TASK PROMPT ▸ Reproduce every line of the material below, but drop the pictures.
----- MATERIAL -----
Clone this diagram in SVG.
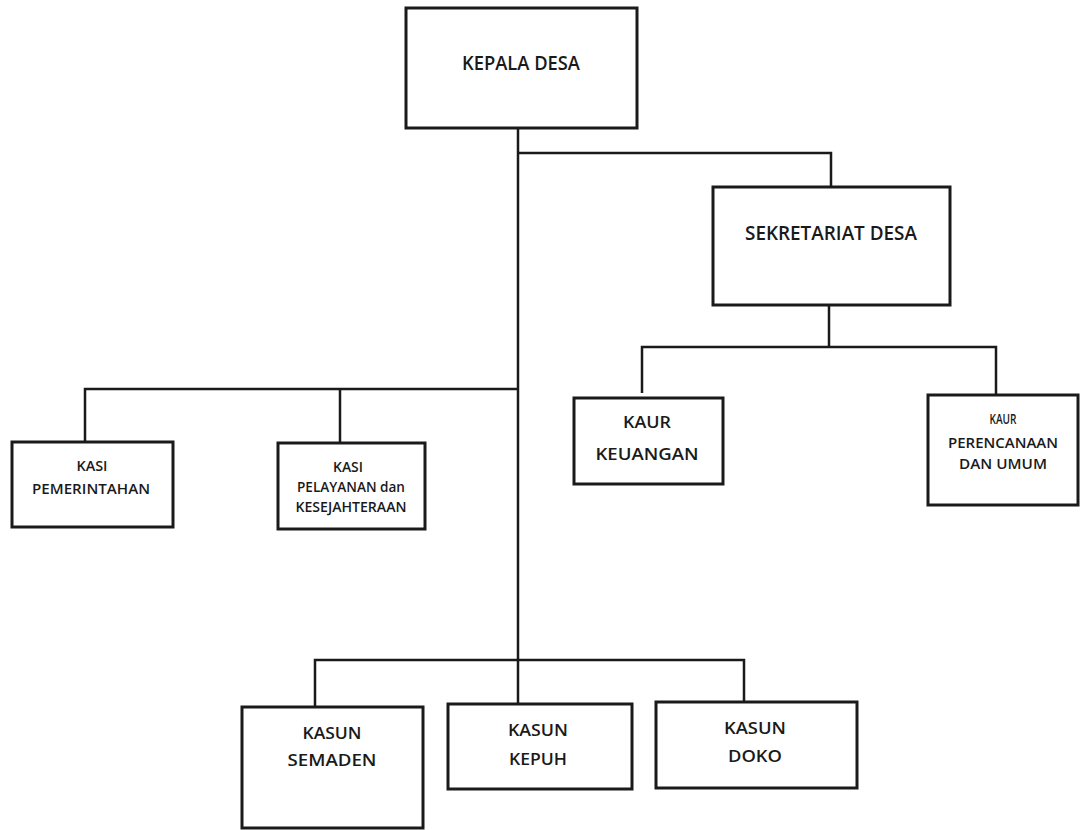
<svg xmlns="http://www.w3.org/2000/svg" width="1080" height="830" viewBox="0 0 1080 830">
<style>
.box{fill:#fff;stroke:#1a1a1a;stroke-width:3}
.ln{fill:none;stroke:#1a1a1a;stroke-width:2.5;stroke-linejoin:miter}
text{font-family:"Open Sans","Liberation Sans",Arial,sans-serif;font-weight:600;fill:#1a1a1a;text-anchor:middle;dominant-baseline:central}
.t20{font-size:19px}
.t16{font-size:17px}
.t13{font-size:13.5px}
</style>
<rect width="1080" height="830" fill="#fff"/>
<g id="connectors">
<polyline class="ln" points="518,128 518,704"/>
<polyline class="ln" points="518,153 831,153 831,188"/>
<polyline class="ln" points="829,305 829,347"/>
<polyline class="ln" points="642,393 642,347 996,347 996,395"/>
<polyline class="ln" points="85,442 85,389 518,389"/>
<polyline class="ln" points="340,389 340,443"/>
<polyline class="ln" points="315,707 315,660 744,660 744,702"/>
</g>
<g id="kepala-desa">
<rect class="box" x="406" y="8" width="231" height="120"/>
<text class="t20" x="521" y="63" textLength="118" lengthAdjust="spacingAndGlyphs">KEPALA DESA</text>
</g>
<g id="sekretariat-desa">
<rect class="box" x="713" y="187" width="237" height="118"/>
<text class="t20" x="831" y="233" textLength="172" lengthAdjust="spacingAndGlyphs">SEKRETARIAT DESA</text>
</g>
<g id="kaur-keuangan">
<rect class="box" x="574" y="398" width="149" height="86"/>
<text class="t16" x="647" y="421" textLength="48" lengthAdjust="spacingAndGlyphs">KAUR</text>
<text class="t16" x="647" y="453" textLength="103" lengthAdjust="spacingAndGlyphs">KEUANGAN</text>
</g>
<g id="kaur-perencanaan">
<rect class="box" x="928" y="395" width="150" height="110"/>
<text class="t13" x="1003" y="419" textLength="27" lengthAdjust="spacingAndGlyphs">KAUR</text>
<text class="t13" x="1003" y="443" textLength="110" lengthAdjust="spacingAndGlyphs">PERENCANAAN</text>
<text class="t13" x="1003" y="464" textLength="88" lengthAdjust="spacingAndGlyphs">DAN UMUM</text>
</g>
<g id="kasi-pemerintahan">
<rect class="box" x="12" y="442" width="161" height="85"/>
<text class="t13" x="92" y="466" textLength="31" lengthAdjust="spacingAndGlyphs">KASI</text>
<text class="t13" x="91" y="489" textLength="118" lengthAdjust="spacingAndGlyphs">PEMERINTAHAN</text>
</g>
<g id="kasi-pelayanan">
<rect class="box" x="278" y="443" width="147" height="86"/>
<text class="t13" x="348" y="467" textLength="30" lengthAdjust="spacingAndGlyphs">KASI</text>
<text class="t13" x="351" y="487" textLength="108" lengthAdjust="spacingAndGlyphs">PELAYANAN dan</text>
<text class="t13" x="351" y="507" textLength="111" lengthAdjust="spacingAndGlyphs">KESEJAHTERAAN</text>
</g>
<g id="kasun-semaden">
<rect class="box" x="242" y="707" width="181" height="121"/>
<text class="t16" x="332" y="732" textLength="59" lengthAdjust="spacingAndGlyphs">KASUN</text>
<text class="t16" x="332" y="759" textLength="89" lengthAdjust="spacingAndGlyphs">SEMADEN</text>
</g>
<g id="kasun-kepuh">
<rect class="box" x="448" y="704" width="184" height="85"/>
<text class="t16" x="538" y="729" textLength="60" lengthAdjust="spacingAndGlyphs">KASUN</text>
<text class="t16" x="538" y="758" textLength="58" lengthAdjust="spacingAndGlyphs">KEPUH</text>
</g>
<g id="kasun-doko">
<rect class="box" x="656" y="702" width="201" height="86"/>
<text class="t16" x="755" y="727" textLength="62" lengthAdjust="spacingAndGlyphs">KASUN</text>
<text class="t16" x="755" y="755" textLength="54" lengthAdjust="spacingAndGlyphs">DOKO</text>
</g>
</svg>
-----
REPLY ▸
Clone this diagram in SVG.
<svg xmlns="http://www.w3.org/2000/svg" width="1080" height="830" viewBox="0 0 1080 830">
<style>
.box{fill:#fff;stroke:#1a1a1a;stroke-width:3}
.ln{fill:none;stroke:#1a1a1a;stroke-width:2.5;stroke-linejoin:miter}
text{font-family:"Open Sans","Liberation Sans",Arial,sans-serif;font-weight:600;fill:#1a1a1a;text-anchor:middle;dominant-baseline:central}
.t20{font-size:19px}
.t16{font-size:17px}
.t13{font-size:13.5px}
</style>
<rect width="1080" height="830" fill="#fff"/>
<g id="connectors">
<polyline class="ln" points="518,128 518,704"/>
<polyline class="ln" points="518,153 831,153 831,188"/>
<polyline class="ln" points="829,305 829,347"/>
<polyline class="ln" points="642,393 642,347 996,347 996,395"/>
<polyline class="ln" points="85,442 85,389 518,389"/>
<polyline class="ln" points="340,389 340,443"/>
<polyline class="ln" points="315,707 315,660 744,660 744,702"/>
</g>
<g id="kepala-desa">
<rect class="box" x="406" y="8" width="231" height="120"/>
<text class="t20" x="521" y="63" textLength="118" lengthAdjust="spacingAndGlyphs">KEPALA DESA</text>
</g>
<g id="sekretariat-desa">
<rect class="box" x="713" y="187" width="237" height="118"/>
<text class="t20" x="831" y="233" textLength="172" lengthAdjust="spacingAndGlyphs">SEKRETARIAT DESA</text>
</g>
<g id="kaur-keuangan">
<rect class="box" x="574" y="398" width="149" height="86"/>
<text class="t16" x="647" y="421" textLength="48" lengthAdjust="spacingAndGlyphs">KAUR</text>
<text class="t16" x="647" y="453" textLength="103" lengthAdjust="spacingAndGlyphs">KEUANGAN</text>
</g>
<g id="kaur-perencanaan">
<rect class="box" x="928" y="395" width="150" height="110"/>
<text class="t13" x="1003" y="419" textLength="27" lengthAdjust="spacingAndGlyphs">KAUR</text>
<text class="t13" x="1003" y="443" textLength="110" lengthAdjust="spacingAndGlyphs">PERENCANAAN</text>
<text class="t13" x="1003" y="464" textLength="88" lengthAdjust="spacingAndGlyphs">DAN UMUM</text>
</g>
<g id="kasi-pemerintahan">
<rect class="box" x="12" y="442" width="161" height="85"/>
<text class="t13" x="92" y="466" textLength="31" lengthAdjust="spacingAndGlyphs">KASI</text>
<text class="t13" x="91" y="489" textLength="118" lengthAdjust="spacingAndGlyphs">PEMERINTAHAN</text>
</g>
<g id="kasi-pelayanan">
<rect class="box" x="278" y="443" width="147" height="86"/>
<text class="t13" x="348" y="467" textLength="30" lengthAdjust="spacingAndGlyphs">KASI</text>
<text class="t13" x="351" y="487" textLength="108" lengthAdjust="spacingAndGlyphs">PELAYANAN dan</text>
<text class="t13" x="351" y="507" textLength="111" lengthAdjust="spacingAndGlyphs">KESEJAHTERAAN</text>
</g>
<g id="kasun-semaden">
<rect class="box" x="242" y="707" width="181" height="121"/>
<text class="t16" x="332" y="732" textLength="59" lengthAdjust="spacingAndGlyphs">KASUN</text>
<text class="t16" x="332" y="759" textLength="89" lengthAdjust="spacingAndGlyphs">SEMADEN</text>
</g>
<g id="kasun-kepuh">
<rect class="box" x="448" y="704" width="184" height="85"/>
<text class="t16" x="538" y="729" textLength="60" lengthAdjust="spacingAndGlyphs">KASUN</text>
<text class="t16" x="538" y="758" textLength="58" lengthAdjust="spacingAndGlyphs">KEPUH</text>
</g>
<g id="kasun-doko">
<rect class="box" x="656" y="702" width="201" height="86"/>
<text class="t16" x="755" y="727" textLength="62" lengthAdjust="spacingAndGlyphs">KASUN</text>
<text class="t16" x="755" y="755" textLength="54" lengthAdjust="spacingAndGlyphs">DOKO</text>
</g>
</svg>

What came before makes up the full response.